But what you have done, is a nearly 180° turn in two posts. Here you still argue, that it is good, to employ a CR fail-safe system (or how ever you want to call it) wherever possible. The starting point of the debate was the following quotation from "Engineering and Star Trek":
Furthermore, "dead man's switch" principles are employed wherever possible, so that a system is ideally activated by a failure condition. For example, a CANDU reactor's primary emergency shutdown system uses shut-off rods that are electromagnetically suspended above the reactor. If the system fails, its electromagnet will lose power and the rods will fall due to gravity, thus shutting the reactor down.

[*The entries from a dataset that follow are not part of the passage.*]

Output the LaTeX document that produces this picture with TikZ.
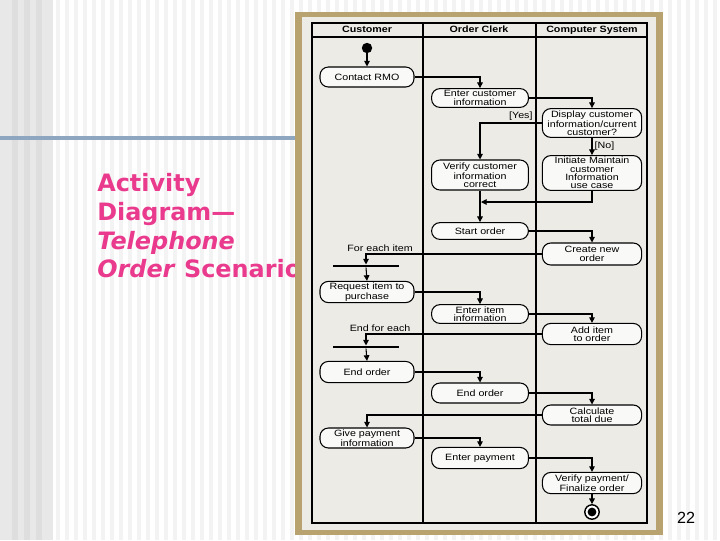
\documentclass[tikz,border=0pt]{standalone}
\usepackage{fontspec}
\setmainfont{Liberation Sans}
\newfontfamily\diafont[FakeStretch=1.17]{Liberation Sans}
\newfontfamily\titlefont{DejaVu Sans}
\usetikzlibrary{arrows.meta}

\definecolor{titlepink}{RGB}{234,58,141}
\definecolor{ruleblue}{RGB}{142,166,192}
\definecolor{frametan}{RGB}{184,162,112}
\definecolor{panelgray}{RGB}{236,235,230}
\definecolor{nodefill}{RGB}{249,249,247}
\definecolor{stripedark}{RGB}{222,222,222}
\definecolor{stripemid}{RGB}{232,232,232}
\definecolor{stripelight}{RGB}{243,243,243}

\tikzset{
  activity/.style={draw, rectangle, rounded corners=6pt, fill=nodefill, line width=0.75pt,
    inner sep=1pt, align=center, font=\diafont\fontsize{6.5}{6}\selectfont},
  custact/.style={activity, minimum width=2.35cm},
  clerkact/.style={activity, minimum width=2.42cm},
  compact/.style={activity, minimum width=2.48cm},
  flow/.style={-{Triangle[length=4pt,width=4pt]}, line width=0.75pt},
  syncbar/.style={fill=black, minimum width=1.65cm, minimum height=1.8pt, inner sep=0pt},
  lanehead/.style={anchor=base, font=\diafont\bfseries\fontsize{6.5}{7}\selectfont},
  guard/.style={font=\diafont\fontsize{6.5}{7}\selectfont, inner sep=1.5pt},
  slidetitle/.style={anchor=base west, inner sep=0pt, text=titlepink,
    font=\titlefont\bfseries\fontsize{17}{20}\selectfont},
}

\begin{document}
\begin{tikzpicture}[x=0.025cm, y=-0.025cm]
  \useasboundingbox (0,0) rectangle (720,540);
  % slide background
  \fill[white] (0,0) rectangle (720,540);
  \fill[stripemid] (0,0) rectangle (53,540);
  \foreach \x in {12,24,36} \fill[stripedark] (\x,0) rectangle +(6,540);
  \foreach \x in {56,65,...,720} \fill[stripelight] (\x,0) rectangle +(4,540);
  \fill[ruleblue] (0,136) rectangle (295,140);

  \node[slidetitle] (title1) at (97,191) {Activity};
  \node[slidetitle] (title2) at (97,220) {Diagram—};
  \node[slidetitle] (title3) at (97,249) {\itshape Telephone};
  \node[slidetitle] (title4) at (97,277) {\textit{Order} Scenario};

  \node[anchor=base, font=\fontsize{11.5}{12}\selectfont] (pagenum) at (686,523) {22};

  % framed picture
  \fill[frametan] (295,12) rectangle (663,535);
  \fill[panelgray] (302,17) rectangle (656,530);
  \draw[line width=0.75pt] (312,23) rectangle (647,523);
  \draw[line width=0.75pt] (312,37) -- (647,37);
  \draw[line width=0.75pt] (423,23) -- (423,523);
  \draw[line width=0.75pt] (536,23) -- (536,523);
  \node[lanehead] (custhead) at (367,32.5) {Customer};
  \node[lanehead] (clerkhead) at (479,32.5) {Order Clerk};
  \node[lanehead] (comphead) at (592,32.5) {Computer System};

  \node[circle, fill=black, minimum size=0.26cm, inner sep=0pt] (start) at (367,48) {};
  \node[custact, minimum height=0.5cm] (contact) at (367,77) {Contact RMO};
  \node[clerkact, minimum height=0.47cm] (entercust) at (480,98) {Enter customer\\information};
  \node[compact, minimum height=0.72cm] (display) at (592,123) {Display customer\\information/current\\customer?};
  \node[clerkact, minimum height=0.75cm] (verifycust) at (480,175) {Verify customer\\information\\correct};
  \node[compact, minimum height=0.85cm] (initiate) at (592,173) {Initiate Maintain\\customer\\Information\\use case};
  \node[clerkact, minimum height=0.42cm] (startorder) at (480,231) {Start order};
  \node[compact, minimum height=0.55cm] (createorder) at (592,254) {Create new\\order};
  \node[syncbar] (forkbar) at (366,266) {};
  \node[custact, minimum height=0.53cm] (request) at (367,292) {Request item to\\purchase};
  \node[clerkact, minimum height=0.47cm] (enteritem) at (480,314) {Enter item\\information};
  \node[compact, minimum height=0.53cm] (additem) at (592,334) {Add item\\to order};
  \node[syncbar] (joinbar) at (366,347) {};
  \node[custact, minimum height=0.53cm] (endcust) at (367,372) {End order};
  \node[clerkact, minimum height=0.5cm] (endclerk) at (480,393) {End order};
  \node[compact, minimum height=0.5cm] (calctotal) at (592,415) {Calculate\\total due};
  \node[custact, minimum height=0.5cm] (givepay) at (367,438) {Give payment\\information};
  \node[clerkact, minimum height=0.53cm] (enterpay) at (480,458) {Enter payment};
  \node[compact, minimum height=0.53cm] (verifypay) at (592,483) {Verify payment/\\Finalize order};
  \node[circle, draw, line width=1pt, fill=white, minimum size=0.36cm, inner sep=0pt] (finish) at (592,512) {};
  \fill (finish.center) circle (0.11cm);

  \coordinate (merge) at (481,202);

  \draw[flow] (start) -- (contact);
  \draw[flow] (contact.east) -| (entercust.north);
  \draw[flow] (entercust.east) -| (display.north);
  \draw[flow] (display.west) -| node[pos=0.17, above, guard] {[Yes]} (verifycust.north);
  \draw[flow] (display.south) -- node[right, guard] {[No]} (initiate.north);
  \draw[flow] (initiate.south) |- (merge);
  \draw[flow] (verifycust.south) -- (startorder.north);
  \draw[flow] (startorder.east) -| (createorder.north);
  \draw[flow] (createorder.west) -| node[pos=0.46, above, guard] {For each item} (forkbar.north);
  \draw[flow] (forkbar.south) -- (request.north);
  \draw[flow] (request.east) -| (enteritem.north);
  \draw[flow] (enteritem.east) -| (additem.north);
  \draw[flow] (additem.west) -| node[pos=0.46, above, guard] {End for each} (joinbar.north);
  \draw[flow] (joinbar.south) -- (endcust.north);
  \draw[flow] (endcust.east) -| (endclerk.north);
  \draw[flow] (endclerk.east) -| (calctotal.north);
  \draw[flow] (calctotal.west) -| (givepay.north);
  \draw[flow] (givepay.east) -| (enterpay.north);
  \draw[flow] (enterpay.east) -| (verifypay.north);
  \draw[flow] (verifypay.south) -- (finish.north);
\end{tikzpicture}
\end{document}
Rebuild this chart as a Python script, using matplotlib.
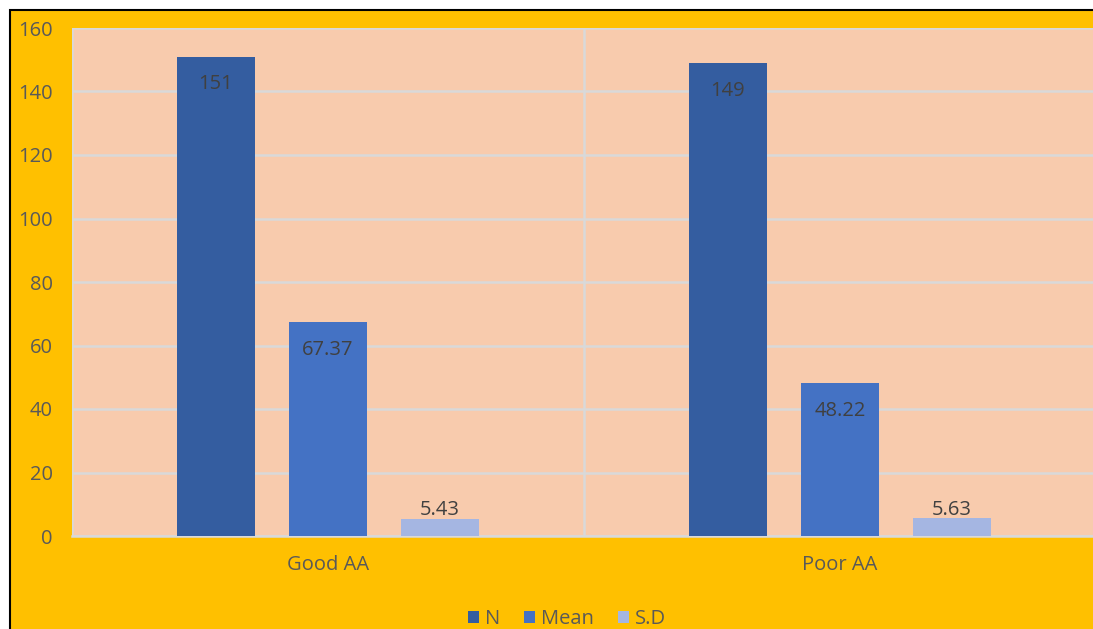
import numpy as np
import matplotlib.pyplot as plt
from matplotlib.patches import Rectangle

categories = ["Good AA", "Poor AA"]
series_names = ["N", "Mean", "S.D"]
n_values = [151, 149]
mean_values = [67.37, 48.22]
sd_values = [5.43, 5.63]
labels_n = ["151", "149"]
labels_mean = ["67.37", "48.22"]
labels_sd = ["5.43", "5.63"]

colors = ["#345DA0", "#4472C4", "#A5B6E2"]
text_color = "#595959"
grid_color = "#D9D9D9"

plt.rcParams["font.family"] = ["Open Sans", "DejaVu Sans"]

fig = plt.figure(figsize=(10.93, 6.29), dpi=100)
fig.patch.set_facecolor("white")

# yellow chart area with black frame
fig.patches.append(Rectangle((10 / 1093, -0.05), 1.1, 1 - 10 / 629 + 0.05,
                             transform=fig.transFigure, facecolor="#FFC000",
                             edgecolor="black", linewidth=1.5, zorder=-1))

ax = fig.add_axes([72 / 1093, 93 / 629, 1024 / 1093, 508 / 629])
ax.set_zorder(2)
ax.set_facecolor("#F8CBAD")

x = np.arange(len(categories))
width = 0.152
offset = 0.219
series = [n_values, mean_values, sd_values]
texts = [labels_n, labels_mean, labels_sd]
fs = 14.5

for i, (vals, labs) in enumerate(zip(series, texts)):
    pos = x + (i - 1) * offset
    ax.bar(pos, vals, width=width, color=colors[i], label=series_names[i], zorder=3)
    for px, v, lab in zip(pos, vals, labs):
        if v > 20:
            ax.annotate(lab, (px, v), xytext=(0, -20), textcoords="offset points",
                        ha="center", va="center", fontsize=fs, color="#404040", zorder=4)
        else:
            ax.annotate(lab, (px, v), xytext=(0, 6), textcoords="offset points",
                        ha="center", va="center", fontsize=fs, color="#404040", zorder=4)

ax.set_xlim(-0.5, 1.5)
ax.set_ylim(0, 160)
ax.set_yticks(range(0, 161, 20))
ax.set_xticks(x)
ax.set_xticklabels(categories)
ax.tick_params(axis="y", length=0, pad=14, labelsize=fs, labelcolor=text_color)
ax.tick_params(axis="x", length=0, pad=14, labelsize=fs, labelcolor=text_color)

ax.grid(axis="y", color=grid_color, linewidth=1.8, zorder=1)
ax.axvline(0.5, color=grid_color, linewidth=1.8, zorder=1)
ax.axvline(-0.5, color=grid_color, linewidth=1.8, zorder=1)

for side in ["top", "right", "left"]:
    ax.spines[side].set_visible(False)
ax.spines["bottom"].set_color(grid_color)
ax.spines["bottom"].set_linewidth(1.8)

fig.legend(loc="center", bbox_to_anchor=(567 / 1093, 1 - 619 / 629), ncol=3,
           frameon=False, fontsize=fs, labelcolor=text_color, handlelength=0.55,
           handleheight=0.55, handletextpad=0.3, columnspacing=1.2)

fig.savefig("out.png", dpi=100)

- and you have answered inter alia
This is the sort of safety system we're talking about for anti-matter containment: if the power required to contain the anti-matter fails, the anti-matter automatically gets ejected before it's too late.
- and
I think, that there was no doubt, that you have spoken from a core ejection system too, because the warp core has its own containment system too.He's talking about a mechanism that detects a failure condition (anti-matter containment system has no power) and automatically takes action to create a safe condition (anti-matter containers are ejected from the ship) without any need for human intervention.
Suddenly, you argue, that there would be no need for a core ejection system at all, because you would change the whole warp core so that it is inherently safe.
I think some people are also ignoring one significant aspect of how Mike proposed designing the warp core. As described in Star Trek, the warp core contains substantial quantities of matter and antimatter at all times, separated by a force field and allowed to mix at a controlled rate by some mechanism that involves dilithium crystals. This creates the inherent risk of the design: if the force field separating the matter and antimatter in the core fails, you get an uncontrolled mix of matter and antimatter that destroys the ship. One of his major proposals was to redesign the whole system so the reactor never contains a substantial quantity of antimatter. Instead, his design would feed antimatter into the reactor at whatever rate was needed to maintain the desired power output. Instead of needing to eject the core in the event of a containment problem, you'd just need to shut off the flow of antimatter. His plan for a failsafe core ejector assumes you still have the core charged up with enough antimatter to destroy the ship at any given moment. Remove that condition, and you don't really need a core ejection system at all.
- (From "a good system, which should be employed wherever possible" to "there would be no need for such a system" in only two posts.)
By the way, I think, it is wrong to assume, that, if antimatter is feeded into the reactor at only the rate, it is needed to maintain the desired power output, there would be no need for a warp core ejection system at all. It isn't enough to shut off the flow of antimatter in the event of a containment problem. The reaction of matter-antimatter release energy and exert pressure. These energy and pressure have to be contained by a containment field The energy and pressure in the reaction chamber doesn't vanish at once, only because there are no further matter-antimatter reactions. If the containment of the reaction chamber begins to weaken, one could stop the antimatter flow but nevertheless could be obliged to eject the warp-core because the energy and pressure in it doesn't decrease as fast as the containment is collapsing.
The same goes for fusion reactors. A huge problem today is not only to induce a constant fusion reaction, but to create a stabil containment field, therewith the reactor doesn't melt down due to its own released energy. But if the pressure and energy in such a reactor (from the 24th century) is high enough and suddenly released due to a failing containment, the consequence would be something, what I would describe as an explosion.
Furthermore, we don't know enough, to claim to be able to redesign the warp core. Normally, I would say, that it is a good idea, to design the warp core so, that the reactor never contains a substantial quantity of antimatter and it would be only feeded a the rate, wich is necessary to maintain the desired power output. But there are to many unknown variables about the warp core. For example, we doesn't realy know, if it isn't already designed this way. A collapse of the containment could, as I have tried to explain, result in an explosion due to the rest of energy and pressure, regardless if the antimatter flow is already stopped.
- For example, in Star Trek Generations, Geordi has said first, that the last torpedo must have ruptured the magnetic interlocks. But he was relatively calm - not an unsolvable problem. But then, there happened the coolant leak and suddenly they were only five minuts away from a warp core breach. I interpret this as following: The ruptured magnetic interlocks was no problem. Indeed, the containment field was affected, but the cooling system would have cooled the warp core down fast enough, that a weakening containment wouldn't have been a problem at once. They would have had enough time, to replace the ruptured magnetic interlocks and reinforce the containment. But because there was the coolant leak, the warp core couldn't have been cooled down as fast as it would be necessary, therewith the weakening containment system could contain the rest of energy and pressure any longer than 5 minutes. I don't say, that my interpretation has to be correct. Maybe it is one of many possible interpretations. And maybe, you can prove, that it is even impossible, because it is contradicted by other sources or logic.